=== WORK TO COMPLETE ===
Produce an exact copy of all the data below, dropping every image.

**** RECORDED INFORMATION

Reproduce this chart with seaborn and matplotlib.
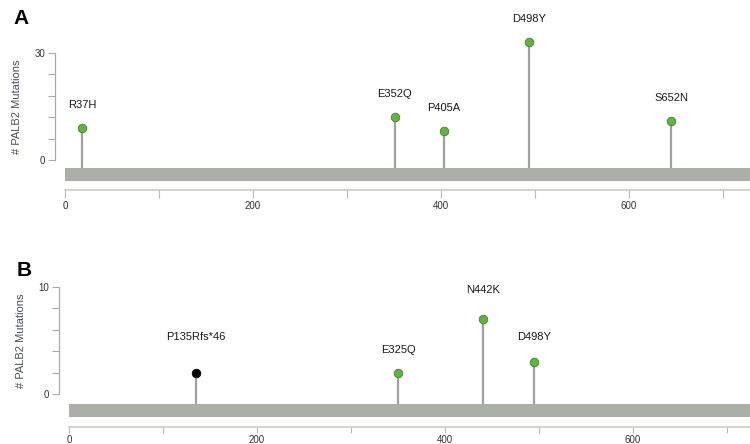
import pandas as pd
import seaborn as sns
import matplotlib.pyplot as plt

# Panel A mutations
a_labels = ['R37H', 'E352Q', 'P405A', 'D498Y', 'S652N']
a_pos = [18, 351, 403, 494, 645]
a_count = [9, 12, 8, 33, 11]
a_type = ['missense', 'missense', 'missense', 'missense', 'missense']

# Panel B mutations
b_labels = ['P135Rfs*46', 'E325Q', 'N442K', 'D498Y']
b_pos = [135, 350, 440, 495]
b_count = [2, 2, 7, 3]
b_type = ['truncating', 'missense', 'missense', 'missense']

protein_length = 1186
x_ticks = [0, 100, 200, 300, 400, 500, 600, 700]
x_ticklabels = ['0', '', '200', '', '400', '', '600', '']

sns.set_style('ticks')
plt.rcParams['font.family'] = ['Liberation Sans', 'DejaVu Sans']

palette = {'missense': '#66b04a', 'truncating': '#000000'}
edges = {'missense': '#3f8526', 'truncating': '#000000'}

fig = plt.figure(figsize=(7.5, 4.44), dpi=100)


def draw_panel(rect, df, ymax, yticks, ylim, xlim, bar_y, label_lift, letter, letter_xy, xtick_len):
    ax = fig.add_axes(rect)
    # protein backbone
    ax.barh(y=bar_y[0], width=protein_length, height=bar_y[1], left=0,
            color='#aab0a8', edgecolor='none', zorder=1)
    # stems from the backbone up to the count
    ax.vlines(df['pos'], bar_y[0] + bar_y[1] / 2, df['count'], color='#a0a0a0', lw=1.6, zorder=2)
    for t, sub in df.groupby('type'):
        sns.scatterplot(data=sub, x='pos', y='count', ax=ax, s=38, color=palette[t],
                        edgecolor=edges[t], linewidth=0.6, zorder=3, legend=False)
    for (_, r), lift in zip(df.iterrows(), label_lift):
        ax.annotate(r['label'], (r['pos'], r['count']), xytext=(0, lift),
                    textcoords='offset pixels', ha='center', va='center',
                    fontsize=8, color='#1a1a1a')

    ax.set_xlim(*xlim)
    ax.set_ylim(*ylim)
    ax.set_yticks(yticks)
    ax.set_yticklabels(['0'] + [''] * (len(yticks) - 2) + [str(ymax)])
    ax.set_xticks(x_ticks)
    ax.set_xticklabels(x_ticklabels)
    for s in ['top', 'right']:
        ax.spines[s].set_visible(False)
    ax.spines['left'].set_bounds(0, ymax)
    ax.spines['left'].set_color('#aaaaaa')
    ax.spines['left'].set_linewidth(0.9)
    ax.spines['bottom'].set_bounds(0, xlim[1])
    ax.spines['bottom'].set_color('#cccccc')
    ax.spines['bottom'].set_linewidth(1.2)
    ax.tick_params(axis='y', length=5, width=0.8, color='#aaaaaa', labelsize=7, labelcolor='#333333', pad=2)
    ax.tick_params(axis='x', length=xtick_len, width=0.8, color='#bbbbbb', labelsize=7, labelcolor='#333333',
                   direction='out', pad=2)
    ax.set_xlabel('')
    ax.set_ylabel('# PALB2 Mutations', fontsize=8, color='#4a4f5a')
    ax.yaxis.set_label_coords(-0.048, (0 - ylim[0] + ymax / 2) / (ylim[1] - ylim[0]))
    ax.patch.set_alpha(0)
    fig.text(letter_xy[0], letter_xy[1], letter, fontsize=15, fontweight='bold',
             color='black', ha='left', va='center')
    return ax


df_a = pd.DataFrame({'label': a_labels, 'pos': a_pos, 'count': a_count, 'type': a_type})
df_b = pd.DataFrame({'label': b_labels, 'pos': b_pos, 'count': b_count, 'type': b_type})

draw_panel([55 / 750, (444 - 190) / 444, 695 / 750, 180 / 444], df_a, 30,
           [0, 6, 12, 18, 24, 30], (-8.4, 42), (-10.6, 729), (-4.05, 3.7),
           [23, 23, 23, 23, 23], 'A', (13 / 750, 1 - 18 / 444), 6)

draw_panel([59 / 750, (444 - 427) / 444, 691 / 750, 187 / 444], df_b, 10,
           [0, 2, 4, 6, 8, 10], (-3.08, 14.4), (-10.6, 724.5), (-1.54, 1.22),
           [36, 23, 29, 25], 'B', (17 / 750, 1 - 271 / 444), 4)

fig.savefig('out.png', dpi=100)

********

=== REPLY ===
Reproduce this chart with seaborn and matplotlib.
import pandas as pd
import seaborn as sns
import matplotlib.pyplot as plt

# Panel A mutations
a_labels = ['R37H', 'E352Q', 'P405A', 'D498Y', 'S652N']
a_pos = [18, 351, 403, 494, 645]
a_count = [9, 12, 8, 33, 11]
a_type = ['missense', 'missense', 'missense', 'missense', 'missense']

# Panel B mutations
b_labels = ['P135Rfs*46', 'E325Q', 'N442K', 'D498Y']
b_pos = [135, 350, 440, 495]
b_count = [2, 2, 7, 3]
b_type = ['truncating', 'missense', 'missense', 'missense']

protein_length = 1186
x_ticks = [0, 100, 200, 300, 400, 500, 600, 700]
x_ticklabels = ['0', '', '200', '', '400', '', '600', '']

sns.set_style('ticks')
plt.rcParams['font.family'] = ['Liberation Sans', 'DejaVu Sans']

palette = {'missense': '#66b04a', 'truncating': '#000000'}
edges = {'missense': '#3f8526', 'truncating': '#000000'}

fig = plt.figure(figsize=(7.5, 4.44), dpi=100)


def draw_panel(rect, df, ymax, yticks, ylim, xlim, bar_y, label_lift, letter, letter_xy, xtick_len):
    ax = fig.add_axes(rect)
    # protein backbone
    ax.barh(y=bar_y[0], width=protein_length, height=bar_y[1], left=0,
            color='#aab0a8', edgecolor='none', zorder=1)
    # stems from the backbone up to the count
    ax.vlines(df['pos'], bar_y[0] + bar_y[1] / 2, df['count'], color='#a0a0a0', lw=1.6, zorder=2)
    for t, sub in df.groupby('type'):
        sns.scatterplot(data=sub, x='pos', y='count', ax=ax, s=38, color=palette[t],
                        edgecolor=edges[t], linewidth=0.6, zorder=3, legend=False)
    for (_, r), lift in zip(df.iterrows(), label_lift):
        ax.annotate(r['label'], (r['pos'], r['count']), xytext=(0, lift),
                    textcoords='offset pixels', ha='center', va='center',
                    fontsize=8, color='#1a1a1a')

    ax.set_xlim(*xlim)
    ax.set_ylim(*ylim)
    ax.set_yticks(yticks)
    ax.set_yticklabels(['0'] + [''] * (len(yticks) - 2) + [str(ymax)])
    ax.set_xticks(x_ticks)
    ax.set_xticklabels(x_ticklabels)
    for s in ['top', 'right']:
        ax.spines[s].set_visible(False)
    ax.spines['left'].set_bounds(0, ymax)
    ax.spines['left'].set_color('#aaaaaa')
    ax.spines['left'].set_linewidth(0.9)
    ax.spines['bottom'].set_bounds(0, xlim[1])
    ax.spines['bottom'].set_color('#cccccc')
    ax.spines['bottom'].set_linewidth(1.2)
    ax.tick_params(axis='y', length=5, width=0.8, color='#aaaaaa', labelsize=7, labelcolor='#333333', pad=2)
    ax.tick_params(axis='x', length=xtick_len, width=0.8, color='#bbbbbb', labelsize=7, labelcolor='#333333',
                   direction='out', pad=2)
    ax.set_xlabel('')
    ax.set_ylabel('# PALB2 Mutations', fontsize=8, color='#4a4f5a')
    ax.yaxis.set_label_coords(-0.048, (0 - ylim[0] + ymax / 2) / (ylim[1] - ylim[0]))
    ax.patch.set_alpha(0)
    fig.text(letter_xy[0], letter_xy[1], letter, fontsize=15, fontweight='bold',
             color='black', ha='left', va='center')
    return ax


df_a = pd.DataFrame({'label': a_labels, 'pos': a_pos, 'count': a_count, 'type': a_type})
df_b = pd.DataFrame({'label': b_labels, 'pos': b_pos, 'count': b_count, 'type': b_type})

draw_panel([55 / 750, (444 - 190) / 444, 695 / 750, 180 / 444], df_a, 30,
           [0, 6, 12, 18, 24, 30], (-8.4, 42), (-10.6, 729), (-4.05, 3.7),
           [23, 23, 23, 23, 23], 'A', (13 / 750, 1 - 18 / 444), 6)

draw_panel([59 / 750, (444 - 427) / 444, 691 / 750, 187 / 444], df_b, 10,
           [0, 2, 4, 6, 8, 10], (-3.08, 14.4), (-10.6, 724.5), (-1.54, 1.22),
           [36, 23, 29, 25], 'B', (17 / 750, 1 - 271 / 444), 4)

fig.savefig('out.png', dpi=100)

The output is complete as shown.